L’élection du tsar Michel Romanof est le dernier acte de liberté qui ait été exercé en Russie. À partir de cette époque, le pouvoir que nous avons suivi à travers toutes les périodes de sa laborieuse formation est désormais constitué. Il a trouvé sa voie, il n’en déviera plus. L’autocratie va succéder à ce mélange de despotisme et d’indépendance qui avait caractérisé jusqu’alors les institutions russes. C’est Pierre le Grand qui accomplira la grande transformation préparée par l’avènement de Michel Romanof ; c’est lui qui formulera la double politique des tsars vis-à-vis de la Russie et vis-à-vis de l’Europe. Il nous reste à juger dans ses applications récentes le système dont les premiers temps de l’histoire russe nous ont montré la loi d’existence et de développement.

Aug. Picard
  1. La classe des paysans ne figure pas dans cette assemblée. C’est qu’elle était tombée dans le servage à la suite des révolutions politiques qui avaient sans cesse concouru à l’agrandissement du pouvoir absolu. Dans les premiers temps, il n’y avait d’autres esclaves en Russie que les prisonniers faits à la guerre. Il y eut plus tard, d’après le code de Vladimir II dit Monomaque, deux sortes de servitudes.
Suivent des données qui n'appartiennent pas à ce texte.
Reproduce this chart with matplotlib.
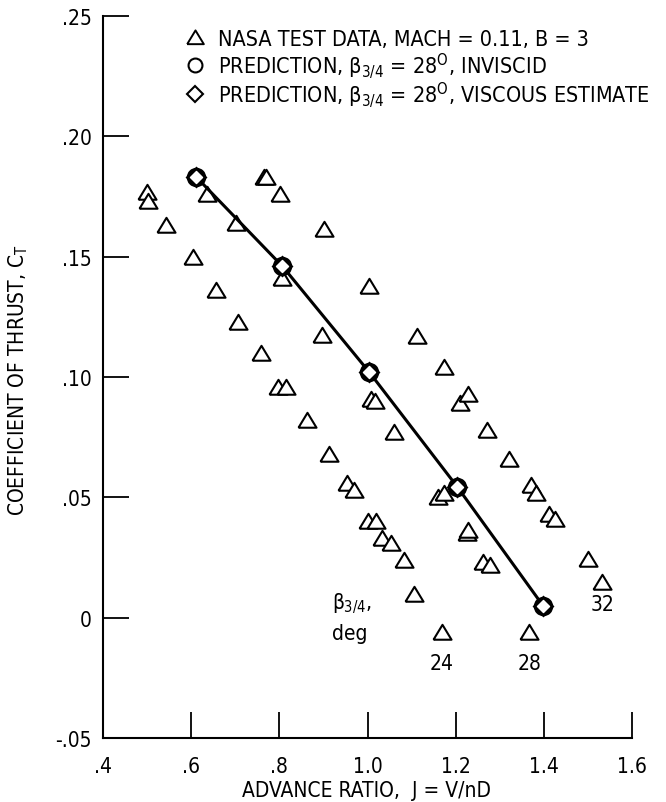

L’esclavage plein comprenai les prisonniers de guerre ; les engngemens par contrat entraînaient une servitude temporaire qui ne pouvait en aucun cas excéder la vie du maître. Jusqu’en 1592, les paysans, sans être serfs, n’avaient point de part à la propriété foncière. La terre appartenait aux seigneurs. Les paysans donnaient à ceux-ci leur travail contre la jouissance d’une portion du sol, qu’ils employaient un jour de la semaine à cultiver, laissant au maître le reste de leur temps. Ils étaient libres toutefois de quitter la terre où ils travaillaient pour aller chercher ailleurs l’emploi de leurs bras. En 1592, le terrible règne d’Ivan IV avait passé sur la Russie. Un simple oukase de Féodor (fils d’Ivan, régnant sous la tutelle de Boris Godounof) attacha le paysan à la glèbe en lui interdisant de changer de maître et de terre. Dès-lors le servage fut établi, et des millions d’hommes devinrent la propriété de quelques-uns.